_Stated exercise:_ Word for word, print each line of the listing below; pictures stay out.

====== Data lines

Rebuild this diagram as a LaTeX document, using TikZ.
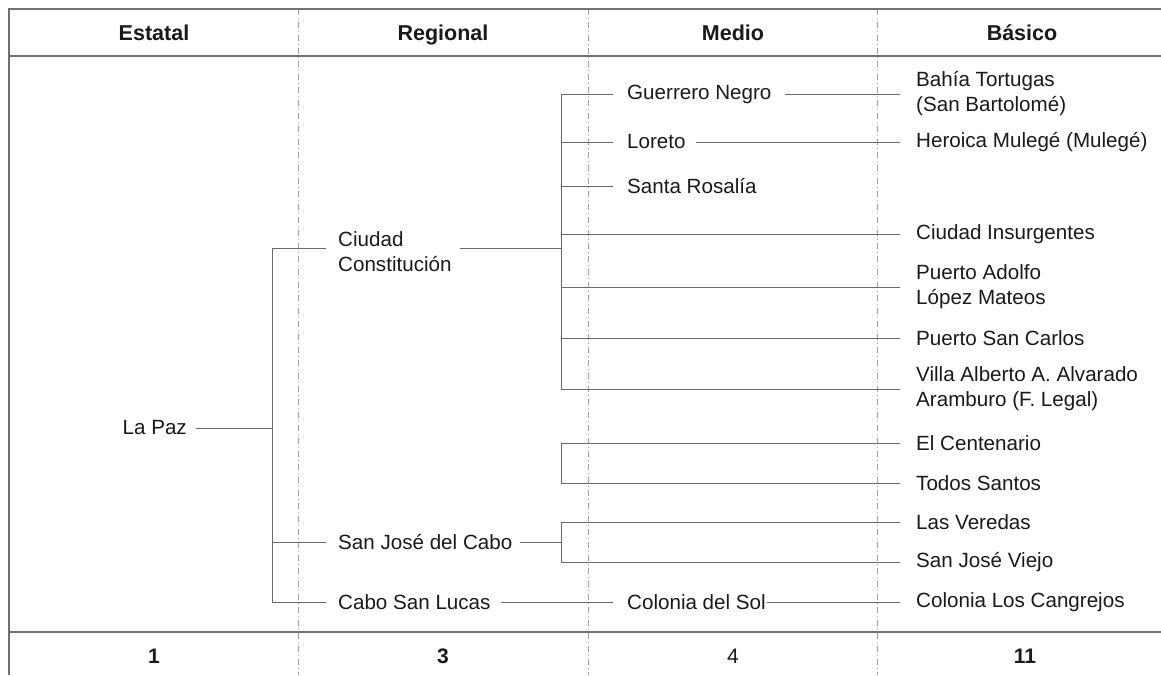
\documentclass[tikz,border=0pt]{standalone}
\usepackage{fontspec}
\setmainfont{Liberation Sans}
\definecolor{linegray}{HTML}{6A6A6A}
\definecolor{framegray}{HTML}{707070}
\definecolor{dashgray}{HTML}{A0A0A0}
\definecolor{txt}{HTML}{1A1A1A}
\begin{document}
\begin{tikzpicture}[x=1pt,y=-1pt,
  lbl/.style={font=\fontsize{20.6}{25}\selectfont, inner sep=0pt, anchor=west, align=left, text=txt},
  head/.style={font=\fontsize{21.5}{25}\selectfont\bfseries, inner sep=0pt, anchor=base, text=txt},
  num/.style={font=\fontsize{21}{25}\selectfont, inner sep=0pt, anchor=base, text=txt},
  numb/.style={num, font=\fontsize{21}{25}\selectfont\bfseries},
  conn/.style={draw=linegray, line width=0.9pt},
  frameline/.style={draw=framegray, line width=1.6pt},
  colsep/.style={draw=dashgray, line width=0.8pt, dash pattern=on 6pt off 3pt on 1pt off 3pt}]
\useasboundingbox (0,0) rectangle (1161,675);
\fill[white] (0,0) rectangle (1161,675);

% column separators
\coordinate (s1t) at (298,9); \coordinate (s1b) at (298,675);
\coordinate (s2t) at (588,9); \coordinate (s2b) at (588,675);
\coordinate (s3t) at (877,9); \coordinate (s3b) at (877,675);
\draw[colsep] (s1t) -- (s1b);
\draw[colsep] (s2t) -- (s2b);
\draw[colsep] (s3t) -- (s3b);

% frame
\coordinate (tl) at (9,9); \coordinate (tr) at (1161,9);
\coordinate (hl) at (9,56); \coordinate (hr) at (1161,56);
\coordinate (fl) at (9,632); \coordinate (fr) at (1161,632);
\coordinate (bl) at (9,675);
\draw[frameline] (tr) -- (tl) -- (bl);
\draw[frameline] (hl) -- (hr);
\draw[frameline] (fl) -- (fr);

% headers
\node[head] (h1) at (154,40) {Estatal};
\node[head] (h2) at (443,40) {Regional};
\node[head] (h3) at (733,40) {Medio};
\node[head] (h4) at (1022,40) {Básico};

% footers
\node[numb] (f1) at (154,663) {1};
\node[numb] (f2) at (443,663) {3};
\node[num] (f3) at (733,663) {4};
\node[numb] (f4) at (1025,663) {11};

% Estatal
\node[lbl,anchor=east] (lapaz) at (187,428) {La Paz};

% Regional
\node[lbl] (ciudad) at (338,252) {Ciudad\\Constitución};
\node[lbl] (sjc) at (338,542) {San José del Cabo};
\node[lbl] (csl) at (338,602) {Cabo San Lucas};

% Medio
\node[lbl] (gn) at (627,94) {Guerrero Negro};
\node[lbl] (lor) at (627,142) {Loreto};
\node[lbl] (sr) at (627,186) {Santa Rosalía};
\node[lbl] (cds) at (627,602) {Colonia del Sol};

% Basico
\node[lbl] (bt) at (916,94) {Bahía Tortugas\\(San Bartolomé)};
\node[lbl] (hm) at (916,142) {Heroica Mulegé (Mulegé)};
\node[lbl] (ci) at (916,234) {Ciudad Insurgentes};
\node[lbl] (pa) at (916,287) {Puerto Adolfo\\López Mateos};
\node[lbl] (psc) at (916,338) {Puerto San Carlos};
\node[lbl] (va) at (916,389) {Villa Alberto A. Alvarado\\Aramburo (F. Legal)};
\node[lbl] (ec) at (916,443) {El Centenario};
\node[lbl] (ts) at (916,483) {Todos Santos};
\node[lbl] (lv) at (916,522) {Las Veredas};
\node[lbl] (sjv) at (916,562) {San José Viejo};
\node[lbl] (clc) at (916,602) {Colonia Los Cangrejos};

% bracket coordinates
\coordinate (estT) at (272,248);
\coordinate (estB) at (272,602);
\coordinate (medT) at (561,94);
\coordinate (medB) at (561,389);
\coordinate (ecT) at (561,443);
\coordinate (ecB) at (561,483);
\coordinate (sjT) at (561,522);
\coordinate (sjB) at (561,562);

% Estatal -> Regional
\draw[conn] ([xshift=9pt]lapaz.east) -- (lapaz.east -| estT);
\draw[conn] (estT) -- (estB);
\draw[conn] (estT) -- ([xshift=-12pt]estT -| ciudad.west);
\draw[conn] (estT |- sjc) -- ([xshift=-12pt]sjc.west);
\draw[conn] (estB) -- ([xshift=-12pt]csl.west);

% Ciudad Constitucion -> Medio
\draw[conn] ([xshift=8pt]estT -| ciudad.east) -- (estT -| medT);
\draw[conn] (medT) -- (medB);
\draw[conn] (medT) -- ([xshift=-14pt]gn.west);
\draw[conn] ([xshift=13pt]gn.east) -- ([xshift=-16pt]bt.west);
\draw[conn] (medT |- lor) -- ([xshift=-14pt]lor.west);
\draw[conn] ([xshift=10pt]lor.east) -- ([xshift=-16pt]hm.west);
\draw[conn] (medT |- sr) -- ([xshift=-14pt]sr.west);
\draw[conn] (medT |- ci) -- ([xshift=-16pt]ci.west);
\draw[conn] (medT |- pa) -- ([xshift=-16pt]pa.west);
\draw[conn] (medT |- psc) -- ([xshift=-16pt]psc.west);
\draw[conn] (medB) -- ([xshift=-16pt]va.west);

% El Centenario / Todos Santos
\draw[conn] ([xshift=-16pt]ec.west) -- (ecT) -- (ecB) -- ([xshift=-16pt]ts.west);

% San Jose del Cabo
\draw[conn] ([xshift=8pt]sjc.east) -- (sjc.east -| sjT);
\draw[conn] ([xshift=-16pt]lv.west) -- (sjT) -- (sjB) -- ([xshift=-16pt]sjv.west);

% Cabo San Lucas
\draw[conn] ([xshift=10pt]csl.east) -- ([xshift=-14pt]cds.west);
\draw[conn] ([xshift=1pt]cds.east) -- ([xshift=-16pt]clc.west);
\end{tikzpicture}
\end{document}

============

_Task result:_
Rebuild this diagram as a LaTeX document, using TikZ.
\documentclass[tikz,border=0pt]{standalone}
\usepackage{fontspec}
\setmainfont{Liberation Sans}
\definecolor{linegray}{HTML}{6A6A6A}
\definecolor{framegray}{HTML}{707070}
\definecolor{dashgray}{HTML}{A0A0A0}
\definecolor{txt}{HTML}{1A1A1A}
\begin{document}
\begin{tikzpicture}[x=1pt,y=-1pt,
  lbl/.style={font=\fontsize{20.6}{25}\selectfont, inner sep=0pt, anchor=west, align=left, text=txt},
  head/.style={font=\fontsize{21.5}{25}\selectfont\bfseries, inner sep=0pt, anchor=base, text=txt},
  num/.style={font=\fontsize{21}{25}\selectfont, inner sep=0pt, anchor=base, text=txt},
  numb/.style={num, font=\fontsize{21}{25}\selectfont\bfseries},
  conn/.style={draw=linegray, line width=0.9pt},
  frameline/.style={draw=framegray, line width=1.6pt},
  colsep/.style={draw=dashgray, line width=0.8pt, dash pattern=on 6pt off 3pt on 1pt off 3pt}]
\useasboundingbox (0,0) rectangle (1161,675);
\fill[white] (0,0) rectangle (1161,675);

% column separators
\coordinate (s1t) at (298,9); \coordinate (s1b) at (298,675);
\coordinate (s2t) at (588,9); \coordinate (s2b) at (588,675);
\coordinate (s3t) at (877,9); \coordinate (s3b) at (877,675);
\draw[colsep] (s1t) -- (s1b);
\draw[colsep] (s2t) -- (s2b);
\draw[colsep] (s3t) -- (s3b);

% frame
\coordinate (tl) at (9,9); \coordinate (tr) at (1161,9);
\coordinate (hl) at (9,56); \coordinate (hr) at (1161,56);
\coordinate (fl) at (9,632); \coordinate (fr) at (1161,632);
\coordinate (bl) at (9,675);
\draw[frameline] (tr) -- (tl) -- (bl);
\draw[frameline] (hl) -- (hr);
\draw[frameline] (fl) -- (fr);

% headers
\node[head] (h1) at (154,40) {Estatal};
\node[head] (h2) at (443,40) {Regional};
\node[head] (h3) at (733,40) {Medio};
\node[head] (h4) at (1022,40) {Básico};

% footers
\node[numb] (f1) at (154,663) {1};
\node[numb] (f2) at (443,663) {3};
\node[num] (f3) at (733,663) {4};
\node[numb] (f4) at (1025,663) {11};

% Estatal
\node[lbl,anchor=east] (lapaz) at (187,428) {La Paz};

% Regional
\node[lbl] (ciudad) at (338,252) {Ciudad\\Constitución};
\node[lbl] (sjc) at (338,542) {San José del Cabo};
\node[lbl] (csl) at (338,602) {Cabo San Lucas};

% Medio
\node[lbl] (gn) at (627,94) {Guerrero Negro};
\node[lbl] (lor) at (627,142) {Loreto};
\node[lbl] (sr) at (627,186) {Santa Rosalía};
\node[lbl] (cds) at (627,602) {Colonia del Sol};

% Basico
\node[lbl] (bt) at (916,94) {Bahía Tortugas\\(San Bartolomé)};
\node[lbl] (hm) at (916,142) {Heroica Mulegé (Mulegé)};
\node[lbl] (ci) at (916,234) {Ciudad Insurgentes};
\node[lbl] (pa) at (916,287) {Puerto Adolfo\\López Mateos};
\node[lbl] (psc) at (916,338) {Puerto San Carlos};
\node[lbl] (va) at (916,389) {Villa Alberto A. Alvarado\\Aramburo (F. Legal)};
\node[lbl] (ec) at (916,443) {El Centenario};
\node[lbl] (ts) at (916,483) {Todos Santos};
\node[lbl] (lv) at (916,522) {Las Veredas};
\node[lbl] (sjv) at (916,562) {San José Viejo};
\node[lbl] (clc) at (916,602) {Colonia Los Cangrejos};

% bracket coordinates
\coordinate (estT) at (272,248);
\coordinate (estB) at (272,602);
\coordinate (medT) at (561,94);
\coordinate (medB) at (561,389);
\coordinate (ecT) at (561,443);
\coordinate (ecB) at (561,483);
\coordinate (sjT) at (561,522);
\coordinate (sjB) at (561,562);

% Estatal -> Regional
\draw[conn] ([xshift=9pt]lapaz.east) -- (lapaz.east -| estT);
\draw[conn] (estT) -- (estB);
\draw[conn] (estT) -- ([xshift=-12pt]estT -| ciudad.west);
\draw[conn] (estT |- sjc) -- ([xshift=-12pt]sjc.west);
\draw[conn] (estB) -- ([xshift=-12pt]csl.west);

% Ciudad Constitucion -> Medio
\draw[conn] ([xshift=8pt]estT -| ciudad.east) -- (estT -| medT);
\draw[conn] (medT) -- (medB);
\draw[conn] (medT) -- ([xshift=-14pt]gn.west);
\draw[conn] ([xshift=13pt]gn.east) -- ([xshift=-16pt]bt.west);
\draw[conn] (medT |- lor) -- ([xshift=-14pt]lor.west);
\draw[conn] ([xshift=10pt]lor.east) -- ([xshift=-16pt]hm.west);
\draw[conn] (medT |- sr) -- ([xshift=-14pt]sr.west);
\draw[conn] (medT |- ci) -- ([xshift=-16pt]ci.west);
\draw[conn] (medT |- pa) -- ([xshift=-16pt]pa.west);
\draw[conn] (medT |- psc) -- ([xshift=-16pt]psc.west);
\draw[conn] (medB) -- ([xshift=-16pt]va.west);

% El Centenario / Todos Santos
\draw[conn] ([xshift=-16pt]ec.west) -- (ecT) -- (ecB) -- ([xshift=-16pt]ts.west);

% San Jose del Cabo
\draw[conn] ([xshift=8pt]sjc.east) -- (sjc.east -| sjT);
\draw[conn] ([xshift=-16pt]lv.west) -- (sjT) -- (sjB) -- ([xshift=-16pt]sjv.west);

% Cabo San Lucas
\draw[conn] ([xshift=10pt]csl.east) -- ([xshift=-14pt]cds.west);
\draw[conn] ([xshift=1pt]cds.east) -- ([xshift=-16pt]clc.west);
\end{tikzpicture}
\end{document}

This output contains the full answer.